## Collected data
* BEGIN *

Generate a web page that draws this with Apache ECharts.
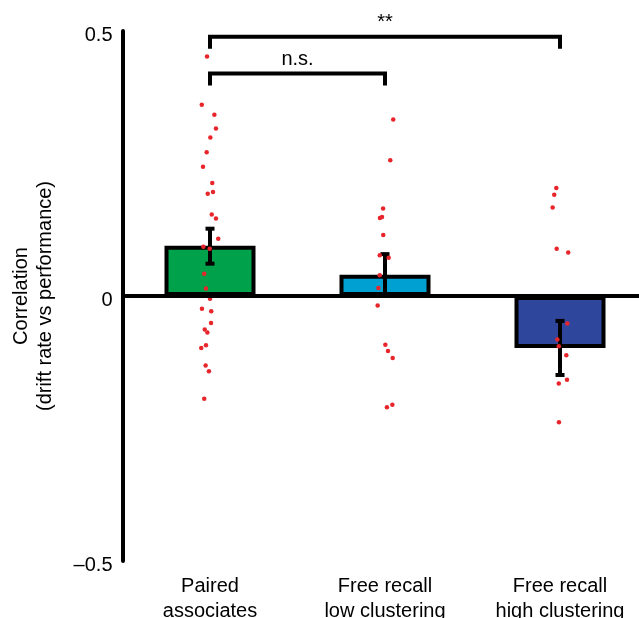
<!DOCTYPE html>
<html>
<head>
<meta charset="utf-8">
<script src="https://cdn.jsdelivr.net/npm/echarts@6/dist/echarts.min.js"></script>
<style>
  html, body { margin: 0; padding: 0; background: #fff; }
  #main { width: 639px; height: 618px; }
</style>
</head>
<body>
<div id="main"></div>
<script>
// categories and bar values
var categories = ['Paired\nassociates', 'Free recall\nlow clustering', 'Free recall\nhigh clustering'];
var meanValues = [0.095, 0.040, -0.098];
var errLow = [0.061, 0.001, -0.149];
var errHigh = [0.127, 0.079, -0.047];
var barColors = ['#00a14b', '#00a0d2', '#2e479c'];

// individual subjects (value + horizontal jitter in category units)
var pairedDots = [0.452, 0.361, 0.342, 0.316, 0.299, 0.271, 0.244, 0.213, 0.196, 0.193, 0.154, 0.146, 0.108, 0.093,
  0.089, 0.042, 0.014, -0.005, -0.024, -0.029, -0.051, -0.063, -0.069, -0.093, -0.098, -0.131, -0.142, -0.194];
var pairedJitter = [-0.017, -0.047, 0.025, 0.034, 0.002, -0.019, -0.040, 0.013, 0.017, -0.013, 0.010, 0.034, 0.047, -0.038,
  -0.002, -0.033, -0.023, 0, -0.046, 0.007, 0.006, -0.030, -0.015, -0.023, -0.050, -0.025, -0.006, -0.033];
var lowDots = [0.333, 0.256, 0.165, 0.149, 0.147, 0.115, 0.077, 0.072, 0.039, 0.015, -0.018, -0.092, -0.104, -0.117, -0.205, -0.210];
var lowJitter = [0.047, 0.030, -0.011, -0.017, -0.029, -0.010, -0.030, 0.021, -0.030, -0.038, -0.042, 0.002, 0.017, 0.044, 0.042, 0.011];
var highDots = [0.204, 0.191, 0.167, 0.089, 0.082, -0.052, -0.082, -0.095, -0.112, -0.158, -0.165, -0.238];
var highJitter = [-0.021, -0.033, -0.042, -0.019, 0.047, 0.042, -0.015, -0.007, 0.036, 0.040, -0.007, -0.006];

// y axis ticks
var yMin = -0.5, yMax = 0.5, yStep = 0.5;

// significance brackets
var bracketFrom = [0, 0];
var bracketTo = [2, 1];
var bracketLevel = [0.489, 0.42];
var bracketText = ['**', 'n.s.'];

var FONT = "'Liberation Sans', Arial, sans-serif";

var dotData = [];
[pairedDots, lowDots, highDots].forEach(function (vals, g) {
  var jit = [pairedJitter, lowJitter, highJitter][g];
  vals.forEach(function (v, i) {
    dotData.push([g + jit[i], v]);
  });
});

var errData = meanValues.map(function (m, i) {
  return [i, errLow[i], errHigh[i]];
});

var bracketData = bracketFrom.map(function (f, i) {
  return [f, bracketTo[i], bracketLevel[i], bracketText[i]];
});

var chart = echarts.init(document.getElementById('main'));

var option = {
  animation: false,
  backgroundColor: '#fff',
  grid: { left: 122.5, top: 31, bottom: 57, width: 525, containLabel: false, outerBoundsMode: 'none' },
  xAxis: [
    {
      type: 'category',
      data: categories,
      axisLine: { show: false },
      axisTick: { show: false },
      axisLabel: {
        margin: 13,
        fontSize: 20,
        lineHeight: 25,
        color: '#000',
        fontFamily: FONT
      }
    },
    {
      type: 'value',
      min: -0.5,
      max: 2.5,
      show: false
    }
  ],
  yAxis: {
    type: 'value',
    min: yMin,
    max: yMax,
    interval: yStep,
    splitLine: { show: false },
    axisTick: { show: false },
    axisLine: { show: true, onZero: false, lineStyle: { color: '#000', width: 4 } },
    axisLabel: {
      margin: 10,
      fontSize: 20,
      color: '#000',
      fontFamily: FONT,
      verticalAlign: 'top',
      lineHeight: 8,
      formatter: function (v) {
        if (v === 0) return '0';
        return (v < 0 ? '\u2013' : '') + Math.abs(v);
      }
    },
    name: 'Correlation\n(drift rate vs performance)',
    nameLocation: 'middle',
    nameRotate: 90,
    nameGap: 65,
    nameTextStyle: { fontSize: 20, lineHeight: 24, color: '#000', fontFamily: FONT }
  },
  series: [
    {
      type: 'bar',
      xAxisIndex: 0,
      data: meanValues,
      barWidth: 91,
      z: 2,
      itemStyle: {
        color: function (p) { return barColors[p.dataIndex]; },
        borderColor: '#000',
        borderWidth: 4
      },
      markLine: {
        silent: true,
        symbol: 'none',
        label: { show: false },
        lineStyle: { color: '#000', width: 4, type: 'solid' },
        data: [{ yAxis: 0 }]
      }
    },
    {
      type: 'custom',
      xAxisIndex: 0,
      z: 3,
      data: errData,
      renderItem: function (params, api) {
        var x = api.value(0);
        var lo = api.coord([x, api.value(1)]);
        var hi = api.coord([x, api.value(2)]);
        var cap = 4.5;
        var st = { stroke: '#000', lineWidth: 4 };
        return {
          type: 'group',
          children: [
            { type: 'line', shape: { x1: lo[0], y1: lo[1], x2: hi[0], y2: hi[1] }, style: st },
            { type: 'line', shape: { x1: lo[0] - cap, y1: lo[1], x2: lo[0] + cap, y2: lo[1] }, style: st },
            { type: 'line', shape: { x1: hi[0] - cap, y1: hi[1], x2: hi[0] + cap, y2: hi[1] }, style: st }
          ]
        };
      }
    },
    {
      type: 'scatter',
      xAxisIndex: 1,
      z: 4,
      data: dotData,
      symbolSize: 4.5,
      itemStyle: { color: '#e8252b', opacity: 1 }
    },
    {
      type: 'custom',
      xAxisIndex: 0,
      z: 5,
      clip: false,
      data: bracketData,
      renderItem: function (params, api) {
        var a = api.coord([api.value(0), api.value(2)]);
        var b = api.coord([api.value(1), api.value(2)]);
        var drop = 12;
        return {
          type: 'group',
          children: [
            {
              type: 'polyline',
              shape: { points: [[a[0], a[1] + drop], [a[0], a[1]], [b[0], b[1]], [b[0], b[1] + drop]] },
              style: { stroke: '#000', lineWidth: 4, fill: null }
            },
            {
              type: 'text',
              style: {
                x: (a[0] + b[0]) / 2,
                y: a[1] - 4,
                text: bracketText[params.dataIndex],
                fill: '#000',
                fontSize: 20,
                fontFamily: FONT,
                align: 'center',
                verticalAlign: 'bottom'
              }
            }
          ]
        };
      }
    }
  ]
};

chart.setOption(option);
</script>
</body>
</html>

* END *

## Work instructions
Write out again exactly the lines from the start of the data above through the line containing "var barColors = ['#00a14b', '#00a0d2', '#2e479c'];", inclusive, excluding any pictures.

## Result of the exercise
Generate a web page that draws this with Apache ECharts.
<!DOCTYPE html>
<html>
<head>
<meta charset="utf-8">
<script src="https://cdn.jsdelivr.net/npm/echarts@6/dist/echarts.min.js"></script>
<style>
  html, body { margin: 0; padding: 0; background: #fff; }
  #main { width: 639px; height: 618px; }
</style>
</head>
<body>
<div id="main"></div>
<script>
// categories and bar values
var categories = ['Paired\nassociates', 'Free recall\nlow clustering', 'Free recall\nhigh clustering'];
var meanValues = [0.095, 0.040, -0.098];
var errLow = [0.061, 0.001, -0.149];
var errHigh = [0.127, 0.079, -0.047];
var barColors = ['#00a14b', '#00a0d2', '#2e479c'];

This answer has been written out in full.